Liberal political correctness is obsessively consumed with the destruction of any common culture not mediated by their commissars. Their divisive efforts seem calculated to break down any areas where co-existence occurs because the great threat to their political power would come from the revelation that they are not the firemen of tolerance, they are the arsonists of intolerance, setting groups at each other and then stepping in to referee the results.

America doesn't need racial referees. It needs some breathing room and time for the force of history to do its work and grind down old grudges and resentments until they are as obscure as the origin of Yankees and Knickerbockers, both terms that have faded far enough to be subjects of academic dispute.

The Redskins don't need to change their name. Their liberal critics need to change their tactics and stop picking fights for their own political profit that they pretend are actually being fought for a minority group that never asked for their help.

If liberals really care about helping American Indians, they can start with problems like broken families, drug abuse, the adoption of Indian children and corruption within tribal society. But those are big problems with few easy solutions and nothing to them that will make liberalism's white knights feel good about themselves.

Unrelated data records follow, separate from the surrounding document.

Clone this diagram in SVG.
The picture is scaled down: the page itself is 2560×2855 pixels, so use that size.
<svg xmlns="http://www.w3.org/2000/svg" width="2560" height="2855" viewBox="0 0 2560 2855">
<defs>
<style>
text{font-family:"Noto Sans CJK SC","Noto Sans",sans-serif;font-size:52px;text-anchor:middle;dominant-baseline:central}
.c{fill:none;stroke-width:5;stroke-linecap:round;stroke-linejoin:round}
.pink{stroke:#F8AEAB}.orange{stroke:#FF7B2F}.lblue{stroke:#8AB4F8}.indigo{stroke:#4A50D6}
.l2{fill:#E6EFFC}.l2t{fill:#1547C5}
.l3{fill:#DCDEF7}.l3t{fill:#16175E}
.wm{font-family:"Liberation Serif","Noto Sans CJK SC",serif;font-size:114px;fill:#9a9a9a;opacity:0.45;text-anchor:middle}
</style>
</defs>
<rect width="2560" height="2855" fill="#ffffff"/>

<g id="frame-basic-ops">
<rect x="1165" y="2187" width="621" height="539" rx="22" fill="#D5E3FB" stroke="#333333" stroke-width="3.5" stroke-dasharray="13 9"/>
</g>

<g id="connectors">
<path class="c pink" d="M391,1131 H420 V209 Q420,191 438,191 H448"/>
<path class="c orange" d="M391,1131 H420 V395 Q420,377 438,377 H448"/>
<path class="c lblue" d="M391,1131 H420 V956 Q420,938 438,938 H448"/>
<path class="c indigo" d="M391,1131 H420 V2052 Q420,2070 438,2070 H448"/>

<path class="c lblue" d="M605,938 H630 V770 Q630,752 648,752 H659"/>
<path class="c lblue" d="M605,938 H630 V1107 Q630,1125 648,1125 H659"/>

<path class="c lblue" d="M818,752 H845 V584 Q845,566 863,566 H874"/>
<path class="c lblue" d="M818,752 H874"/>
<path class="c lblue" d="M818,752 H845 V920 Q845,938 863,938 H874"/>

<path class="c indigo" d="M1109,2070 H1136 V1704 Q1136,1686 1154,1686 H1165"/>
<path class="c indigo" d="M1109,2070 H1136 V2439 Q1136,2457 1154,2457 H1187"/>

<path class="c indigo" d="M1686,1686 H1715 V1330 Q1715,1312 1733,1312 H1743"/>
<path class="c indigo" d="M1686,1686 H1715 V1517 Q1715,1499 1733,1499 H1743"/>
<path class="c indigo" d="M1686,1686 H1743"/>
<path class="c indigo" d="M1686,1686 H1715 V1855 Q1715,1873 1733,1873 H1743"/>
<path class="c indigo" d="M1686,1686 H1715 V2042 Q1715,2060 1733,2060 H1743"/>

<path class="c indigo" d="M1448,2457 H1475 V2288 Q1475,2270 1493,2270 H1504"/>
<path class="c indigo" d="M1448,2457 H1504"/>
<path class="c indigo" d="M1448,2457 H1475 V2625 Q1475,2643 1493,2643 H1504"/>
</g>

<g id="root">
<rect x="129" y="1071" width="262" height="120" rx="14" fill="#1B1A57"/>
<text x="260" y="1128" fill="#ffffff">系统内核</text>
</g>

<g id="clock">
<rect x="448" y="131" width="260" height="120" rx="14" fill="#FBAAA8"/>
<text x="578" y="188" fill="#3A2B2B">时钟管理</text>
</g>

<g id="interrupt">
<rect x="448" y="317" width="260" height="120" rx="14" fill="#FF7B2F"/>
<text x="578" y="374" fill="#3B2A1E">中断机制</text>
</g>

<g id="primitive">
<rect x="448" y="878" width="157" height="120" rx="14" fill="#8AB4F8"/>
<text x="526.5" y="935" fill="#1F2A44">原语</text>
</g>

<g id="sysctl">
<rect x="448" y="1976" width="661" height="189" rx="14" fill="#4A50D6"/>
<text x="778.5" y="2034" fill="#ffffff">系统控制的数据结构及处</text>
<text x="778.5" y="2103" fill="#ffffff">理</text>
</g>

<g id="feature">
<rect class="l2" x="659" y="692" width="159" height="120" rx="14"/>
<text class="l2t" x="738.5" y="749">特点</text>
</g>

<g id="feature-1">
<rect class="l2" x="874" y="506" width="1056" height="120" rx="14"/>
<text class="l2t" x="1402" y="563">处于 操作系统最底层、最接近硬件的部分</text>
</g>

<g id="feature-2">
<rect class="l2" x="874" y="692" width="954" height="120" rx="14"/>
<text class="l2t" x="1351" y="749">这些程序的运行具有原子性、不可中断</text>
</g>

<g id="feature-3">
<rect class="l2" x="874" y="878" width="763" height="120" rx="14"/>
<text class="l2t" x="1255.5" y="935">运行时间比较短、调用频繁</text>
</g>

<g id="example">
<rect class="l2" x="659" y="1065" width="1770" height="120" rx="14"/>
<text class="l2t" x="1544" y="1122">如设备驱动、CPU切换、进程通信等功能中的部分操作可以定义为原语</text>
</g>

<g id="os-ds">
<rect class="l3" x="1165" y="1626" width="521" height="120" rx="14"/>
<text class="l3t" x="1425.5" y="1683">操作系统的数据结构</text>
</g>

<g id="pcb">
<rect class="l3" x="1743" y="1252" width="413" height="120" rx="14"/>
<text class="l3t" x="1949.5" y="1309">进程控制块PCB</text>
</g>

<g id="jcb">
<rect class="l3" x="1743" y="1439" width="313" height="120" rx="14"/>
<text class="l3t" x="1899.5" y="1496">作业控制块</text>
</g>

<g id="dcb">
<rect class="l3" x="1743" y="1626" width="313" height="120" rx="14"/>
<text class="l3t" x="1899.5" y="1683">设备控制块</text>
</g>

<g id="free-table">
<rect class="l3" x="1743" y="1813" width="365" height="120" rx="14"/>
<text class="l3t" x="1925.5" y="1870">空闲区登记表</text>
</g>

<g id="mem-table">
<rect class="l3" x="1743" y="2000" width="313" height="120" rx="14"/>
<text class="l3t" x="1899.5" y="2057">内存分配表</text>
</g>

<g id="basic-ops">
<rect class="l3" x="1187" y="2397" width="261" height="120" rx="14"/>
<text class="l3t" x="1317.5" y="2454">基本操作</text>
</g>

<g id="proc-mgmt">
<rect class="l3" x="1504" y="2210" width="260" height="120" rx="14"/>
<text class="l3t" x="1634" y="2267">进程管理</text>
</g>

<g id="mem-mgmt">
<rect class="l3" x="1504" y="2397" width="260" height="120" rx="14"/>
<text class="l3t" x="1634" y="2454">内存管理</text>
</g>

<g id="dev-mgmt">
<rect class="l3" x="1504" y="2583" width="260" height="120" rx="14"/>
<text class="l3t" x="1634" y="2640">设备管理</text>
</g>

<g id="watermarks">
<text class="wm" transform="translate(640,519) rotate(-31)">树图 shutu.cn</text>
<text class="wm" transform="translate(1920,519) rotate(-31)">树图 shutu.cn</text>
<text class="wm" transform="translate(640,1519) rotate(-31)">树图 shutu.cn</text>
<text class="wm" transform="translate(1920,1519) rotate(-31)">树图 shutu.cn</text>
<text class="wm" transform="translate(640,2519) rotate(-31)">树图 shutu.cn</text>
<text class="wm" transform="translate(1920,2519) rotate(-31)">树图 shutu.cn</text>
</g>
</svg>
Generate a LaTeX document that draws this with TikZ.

But let's not pretend that the Redskins debate is about helping American Indians. It's about the selfish egotism of the white knights whose Camelot was the corrupt Kennedy White House and whose round table is a Twitter hashtag where everyone denounces white privilege in unison while embodying it.

Meanwhile the Yankees and the Knickerbockers and the Redskins will go on playing as a reminder that old grudges die when we embrace the things that used to divide us and turn them from a Liberal fetish of resentments into a source of strength for the American Tribe.